# start of Given material

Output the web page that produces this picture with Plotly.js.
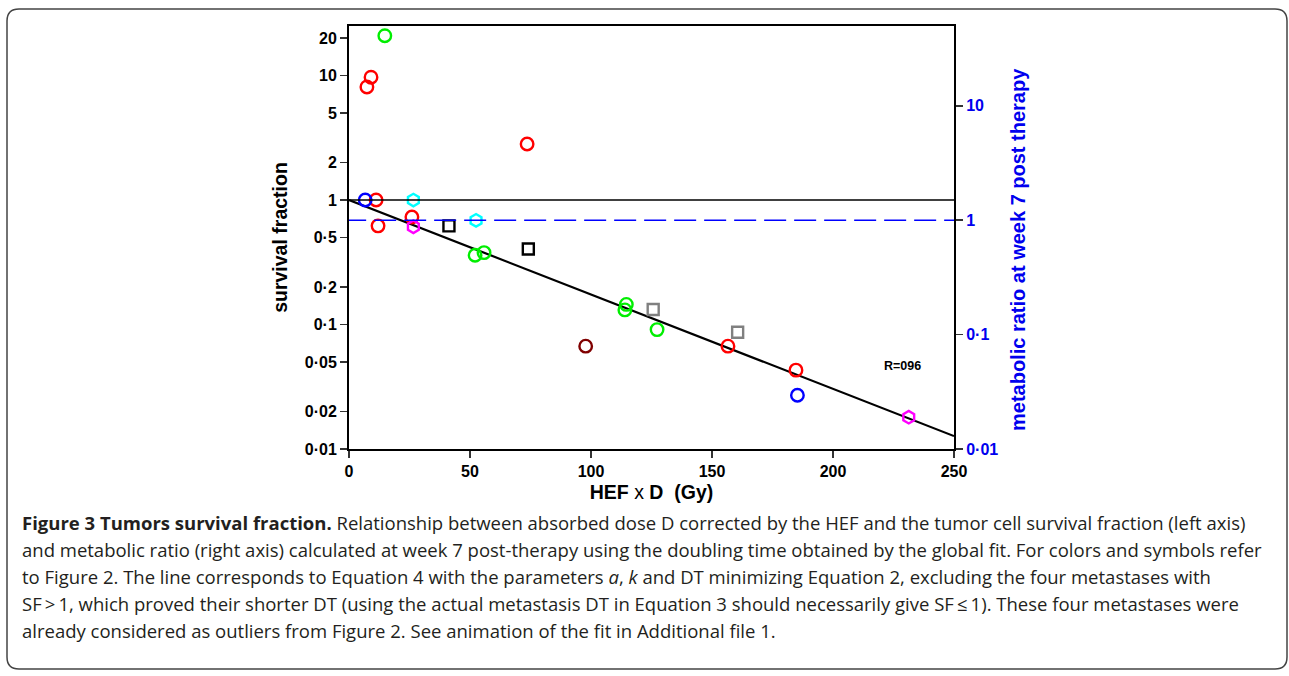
<!DOCTYPE html>
<html>
<head>
<meta charset="utf-8">
<script src="https://cdn.plot.ly/plotly-3.0.1.min.js"></script>
<style>
html,body{margin:0;padding:0;background:#fff;}
#chart{width:1289px;height:676px;}
</style>
</head>
<body>
<div id="chart"></div>
<script>
// ---- data ----
const redX = [7.4, 9.1, 11.2, 12.0, 26.0, 73.6, 156.6, 184.7];
const redY = [8.1, 9.7, 1.0, 0.62, 0.73, 2.82, 0.067, 0.043];
const greenX = [14.8, 52.1, 55.8, 114.6, 114.0, 127.3];
const greenY = [20.9, 0.36, 0.378, 0.145, 0.131, 0.091];
const blueX = [6.7, 185.3];
const blueY = [1.0, 0.027];
const brownX = [97.8];
const brownY = [0.067];
const cyanX = [26.6, 52.5];
const cyanY = [1.0, 0.687];
const magentaX = [26.6, 231.3];
const magentaY = [0.61, 0.018];
const blackSqX = [41.3, 74.1];
const blackSqY = [0.62, 0.404];
const graySqX = [125.7, 160.6];
const graySqY = [0.132, 0.0866];
const fitX = [0, 250];
const fitY = [1, 0.0127];

const leftTickVals = [0.01, 0.02, 0.05, 0.1, 0.2, 0.5, 1, 2, 5, 10, 20];
const leftTickText = ['0·01', '0·02', '0·05', '0·1', '0·2', '0·5', '1', '2', '5', '10', '20'];
const rightTickVals = [0.01, 0.1, 1, 10];
const rightTickText = ['0·01', '0·1', '1', '10'];
const xTickVals = [0, 50, 100, 150, 200, 250];

const captionLines = [
  '<b>Figure 3 Tumors survival fraction.</b> Relationship between absorbed dose D corrected by the HEF and the tumor cell survival fraction (left axis)',
  'and metabolic ratio (right axis) calculated at week 7 post-therapy using the doubling time obtained by the global fit. For colors and symbols refer',
  'to Figure 2. The line corresponds to Equation 4 with the parameters <i>a</i>, <i>k</i> and DT minimizing Equation 2, excluding the four metastases with',
  'SF\u2009>\u20091, which proved their shorter DT (using the actual metastasis DT in Equation 3 should necessarily give SF\u2009\u2264\u20091). These four metastases were',
  'already considered as outliers from Figure 2. See animation of the fit in Additional file 1.'
];

// ---- layout geometry ----
const W = 1289, H = 676;
const L = 349, R = 954, T = 26, B = 449;
const pw = R - L, ph = B - T;
const px = v => (v - L) / pw;
const py = v => (B - v) / ph;

function mk(x, y, color, symbol, size) {
  return {
    x: x, y: y, type: 'scatter', mode: 'markers', hoverinfo: 'skip',
    marker: {symbol: symbol, size: size, color: color, line: {color: color, width: 2.4}}
  };
}

const traces = [
  {x: fitX, y: fitY, type: 'scatter', mode: 'lines', line: {color: '#000', width: 2.2}, hoverinfo: 'skip'},
  mk(redX, redY, '#ff0000', 'circle-open', 12.5),
  mk(greenX, greenY, '#00ee00', 'circle-open', 12.5),
  mk(blueX, blueY, '#0000ff', 'circle-open', 12.5),
  mk(brownX, brownY, '#800000', 'circle-open', 12.5),
  mk(cyanX, cyanY, '#00ffff', 'hexagon-open', 12.5),
  mk(magentaX, magentaY, '#ff00ff', 'hexagon-open', 12.5),
  mk(blackSqX, blackSqY, '#000000', 'square-open', 11),
  mk(graySqX, graySqY, '#808080', 'square-open', 11),
  {x: [0], y: [1], yaxis: 'y2', type: 'scatter', mode: 'markers', marker: {opacity: 0}, hoverinfo: 'skip'}
];

// rounded border path in paper coords
const bl = px(7), br = px(1287), bt = py(9), bb = py(669);
const rx = 12 / pw, ry = 12 / ph;
const borderPath = `M ${bl + rx},${bt} L ${br - rx},${bt} Q ${br},${bt} ${br},${bt - ry} L ${br},${bb + ry} Q ${br},${bb} ${br - rx},${bb} L ${bl + rx},${bb} Q ${bl},${bb} ${bl},${bb + ry} L ${bl},${bt - ry} Q ${bl},${bt} ${bl + rx},${bt} Z`;

const annotations = captionLines.map((t, i) => ({
  text: t, xref: 'paper', yref: 'paper', x: px(20), y: py(522 + i * 27),
  xanchor: 'left', yanchor: 'middle', showarrow: false, align: 'left',
  font: {family: 'Open Sans', size: 18.5, color: '#231f20'}
}));
annotations.push({
  text: '<b>R=096</b>', xref: 'x', yref: 'y', x: 228.8, y: Math.log10(0.0467),
  showarrow: false, xanchor: 'center', yanchor: 'middle',
  font: {family: 'Liberation Sans', size: 12.5, color: '#000'}
});
annotations.push({
  text: '<b>metabolic ratio at week 7 post therapy</b>', xref: 'paper', yref: 'paper',
  x: px(1018), y: py(250), textangle: -90, showarrow: false, xanchor: 'center', yanchor: 'middle',
  font: {family: 'Liberation Sans', size: 20, color: '#0000ee'}
});

const axisFont = {family: 'Liberation Sans', size: 16, color: '#000', weight: 'bold'};

const layout = {
  width: W, height: H,
  margin: {l: L, r: W - R, t: T, b: H - B, pad: 0},
  paper_bgcolor: '#fff', plot_bgcolor: '#fff',
  showlegend: false,
  xaxis: {
    range: [0, 250], tickvals: xTickVals, ticks: 'outside', ticklen: 7, tickwidth: 1.5, tickcolor: '#333',
    showline: true, linecolor: '#000', linewidth: 2, mirror: true, showgrid: false, zeroline: false,
    tickfont: axisFont, fixedrange: true,
    title: {text: '<b>HEF</b> x <b>D\u00a0\u00a0(Gy)</b>', font: {family: 'Liberation Sans', size: 19.5, color: '#000'}, standoff: 6}
  },
  yaxis: {
    type: 'log', range: [-2, Math.log10(25)], tickvals: leftTickVals, ticktext: leftTickText,
    ticks: 'outside', ticklen: 7, tickwidth: 1.5, tickcolor: '#333',
    showline: true, linecolor: '#000', linewidth: 2, mirror: true, showgrid: false, zeroline: false,
    tickfont: axisFont, fixedrange: true,
    title: {text: '<b>survival fraction</b>', font: {family: 'Liberation Sans', size: 19.5, color: '#000'}, standoff: 12}
  },
  yaxis2: {
    type: 'log', range: [-2, 1.698], overlaying: 'y', side: 'right', anchor: 'x',
    tickvals: rightTickVals, ticktext: rightTickText,
    ticks: 'outside', ticklen: 7, tickwidth: 1.5, tickcolor: '#333',
    showline: true, linecolor: '#000', linewidth: 2, showgrid: false, zeroline: false,
    tickfont: {family: 'Liberation Sans', size: 16, color: '#0000ee', weight: 'bold'}, fixedrange: true
  },
  shapes: [
    {type: 'line', xref: 'x', yref: 'y', x0: 0, x1: 250, y0: 1, y1: 1, line: {color: '#000', width: 1.5}},
    {type: 'line', xref: 'x', yref: 'y2', x0: -2, x1: 250, y0: 1, y1: 1, line: {color: '#0000ff', width: 1.5, dash: '22px,8px'}},
    {type: 'path', xref: 'paper', yref: 'paper', path: borderPath, line: {color: '#444', width: 1.5}, layer: 'below'}
  ],
  annotations: annotations
};

Plotly.newPlot('chart', traces, layout, {staticPlot: true, displayModeBar: false});
</script>
</body>
</html>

# end of Given material

* _What is required_
Reproduce every line precisely as given, omitting all pictures.

* _Response_
Output the web page that produces this picture with Plotly.js.
<!DOCTYPE html>
<html>
<head>
<meta charset="utf-8">
<script src="https://cdn.plot.ly/plotly-3.0.1.min.js"></script>
<style>
html,body{margin:0;padding:0;background:#fff;}
#chart{width:1289px;height:676px;}
</style>
</head>
<body>
<div id="chart"></div>
<script>
// ---- data ----
const redX = [7.4, 9.1, 11.2, 12.0, 26.0, 73.6, 156.6, 184.7];
const redY = [8.1, 9.7, 1.0, 0.62, 0.73, 2.82, 0.067, 0.043];
const greenX = [14.8, 52.1, 55.8, 114.6, 114.0, 127.3];
const greenY = [20.9, 0.36, 0.378, 0.145, 0.131, 0.091];
const blueX = [6.7, 185.3];
const blueY = [1.0, 0.027];
const brownX = [97.8];
const brownY = [0.067];
const cyanX = [26.6, 52.5];
const cyanY = [1.0, 0.687];
const magentaX = [26.6, 231.3];
const magentaY = [0.61, 0.018];
const blackSqX = [41.3, 74.1];
const blackSqY = [0.62, 0.404];
const graySqX = [125.7, 160.6];
const graySqY = [0.132, 0.0866];
const fitX = [0, 250];
const fitY = [1, 0.0127];

const leftTickVals = [0.01, 0.02, 0.05, 0.1, 0.2, 0.5, 1, 2, 5, 10, 20];
const leftTickText = ['0·01', '0·02', '0·05', '0·1', '0·2', '0·5', '1', '2', '5', '10', '20'];
const rightTickVals = [0.01, 0.1, 1, 10];
const rightTickText = ['0·01', '0·1', '1', '10'];
const xTickVals = [0, 50, 100, 150, 200, 250];

const captionLines = [
  '<b>Figure 3 Tumors survival fraction.</b> Relationship between absorbed dose D corrected by the HEF and the tumor cell survival fraction (left axis)',
  'and metabolic ratio (right axis) calculated at week 7 post-therapy using the doubling time obtained by the global fit. For colors and symbols refer',
  'to Figure 2. The line corresponds to Equation 4 with the parameters <i>a</i>, <i>k</i> and DT minimizing Equation 2, excluding the four metastases with',
  'SF\u2009>\u20091, which proved their shorter DT (using the actual metastasis DT in Equation 3 should necessarily give SF\u2009\u2264\u20091). These four metastases were',
  'already considered as outliers from Figure 2. See animation of the fit in Additional file 1.'
];

// ---- layout geometry ----
const W = 1289, H = 676;
const L = 349, R = 954, T = 26, B = 449;
const pw = R - L, ph = B - T;
const px = v => (v - L) / pw;
const py = v => (B - v) / ph;

function mk(x, y, color, symbol, size) {
  return {
    x: x, y: y, type: 'scatter', mode: 'markers', hoverinfo: 'skip',
    marker: {symbol: symbol, size: size, color: color, line: {color: color, width: 2.4}}
  };
}

const traces = [
  {x: fitX, y: fitY, type: 'scatter', mode: 'lines', line: {color: '#000', width: 2.2}, hoverinfo: 'skip'},
  mk(redX, redY, '#ff0000', 'circle-open', 12.5),
  mk(greenX, greenY, '#00ee00', 'circle-open', 12.5),
  mk(blueX, blueY, '#0000ff', 'circle-open', 12.5),
  mk(brownX, brownY, '#800000', 'circle-open', 12.5),
  mk(cyanX, cyanY, '#00ffff', 'hexagon-open', 12.5),
  mk(magentaX, magentaY, '#ff00ff', 'hexagon-open', 12.5),
  mk(blackSqX, blackSqY, '#000000', 'square-open', 11),
  mk(graySqX, graySqY, '#808080', 'square-open', 11),
  {x: [0], y: [1], yaxis: 'y2', type: 'scatter', mode: 'markers', marker: {opacity: 0}, hoverinfo: 'skip'}
];

// rounded border path in paper coords
const bl = px(7), br = px(1287), bt = py(9), bb = py(669);
const rx = 12 / pw, ry = 12 / ph;
const borderPath = `M ${bl + rx},${bt} L ${br - rx},${bt} Q ${br},${bt} ${br},${bt - ry} L ${br},${bb + ry} Q ${br},${bb} ${br - rx},${bb} L ${bl + rx},${bb} Q ${bl},${bb} ${bl},${bb + ry} L ${bl},${bt - ry} Q ${bl},${bt} ${bl + rx},${bt} Z`;

const annotations = captionLines.map((t, i) => ({
  text: t, xref: 'paper', yref: 'paper', x: px(20), y: py(522 + i * 27),
  xanchor: 'left', yanchor: 'middle', showarrow: false, align: 'left',
  font: {family: 'Open Sans', size: 18.5, color: '#231f20'}
}));
annotations.push({
  text: '<b>R=096</b>', xref: 'x', yref: 'y', x: 228.8, y: Math.log10(0.0467),
  showarrow: false, xanchor: 'center', yanchor: 'middle',
  font: {family: 'Liberation Sans', size: 12.5, color: '#000'}
});
annotations.push({
  text: '<b>metabolic ratio at week 7 post therapy</b>', xref: 'paper', yref: 'paper',
  x: px(1018), y: py(250), textangle: -90, showarrow: false, xanchor: 'center', yanchor: 'middle',
  font: {family: 'Liberation Sans', size: 20, color: '#0000ee'}
});

const axisFont = {family: 'Liberation Sans', size: 16, color: '#000', weight: 'bold'};

const layout = {
  width: W, height: H,
  margin: {l: L, r: W - R, t: T, b: H - B, pad: 0},
  paper_bgcolor: '#fff', plot_bgcolor: '#fff',
  showlegend: false,
  xaxis: {
    range: [0, 250], tickvals: xTickVals, ticks: 'outside', ticklen: 7, tickwidth: 1.5, tickcolor: '#333',
    showline: true, linecolor: '#000', linewidth: 2, mirror: true, showgrid: false, zeroline: false,
    tickfont: axisFont, fixedrange: true,
    title: {text: '<b>HEF</b> x <b>D\u00a0\u00a0(Gy)</b>', font: {family: 'Liberation Sans', size: 19.5, color: '#000'}, standoff: 6}
  },
  yaxis: {
    type: 'log', range: [-2, Math.log10(25)], tickvals: leftTickVals, ticktext: leftTickText,
    ticks: 'outside', ticklen: 7, tickwidth: 1.5, tickcolor: '#333',
    showline: true, linecolor: '#000', linewidth: 2, mirror: true, showgrid: false, zeroline: false,
    tickfont: axisFont, fixedrange: true,
    title: {text: '<b>survival fraction</b>', font: {family: 'Liberation Sans', size: 19.5, color: '#000'}, standoff: 12}
  },
  yaxis2: {
    type: 'log', range: [-2, 1.698], overlaying: 'y', side: 'right', anchor: 'x',
    tickvals: rightTickVals, ticktext: rightTickText,
    ticks: 'outside', ticklen: 7, tickwidth: 1.5, tickcolor: '#333',
    showline: true, linecolor: '#000', linewidth: 2, showgrid: false, zeroline: false,
    tickfont: {family: 'Liberation Sans', size: 16, color: '#0000ee', weight: 'bold'}, fixedrange: true
  },
  shapes: [
    {type: 'line', xref: 'x', yref: 'y', x0: 0, x1: 250, y0: 1, y1: 1, line: {color: '#000', width: 1.5}},
    {type: 'line', xref: 'x', yref: 'y2', x0: -2, x1: 250, y0: 1, y1: 1, line: {color: '#0000ff', width: 1.5, dash: '22px,8px'}},
    {type: 'path', xref: 'paper', yref: 'paper', path: borderPath, line: {color: '#444', width: 1.5}, layer: 'below'}
  ],
  annotations: annotations
};

Plotly.newPlot('chart', traces, layout, {staticPlot: true, displayModeBar: false});
</script>
</body>
</html>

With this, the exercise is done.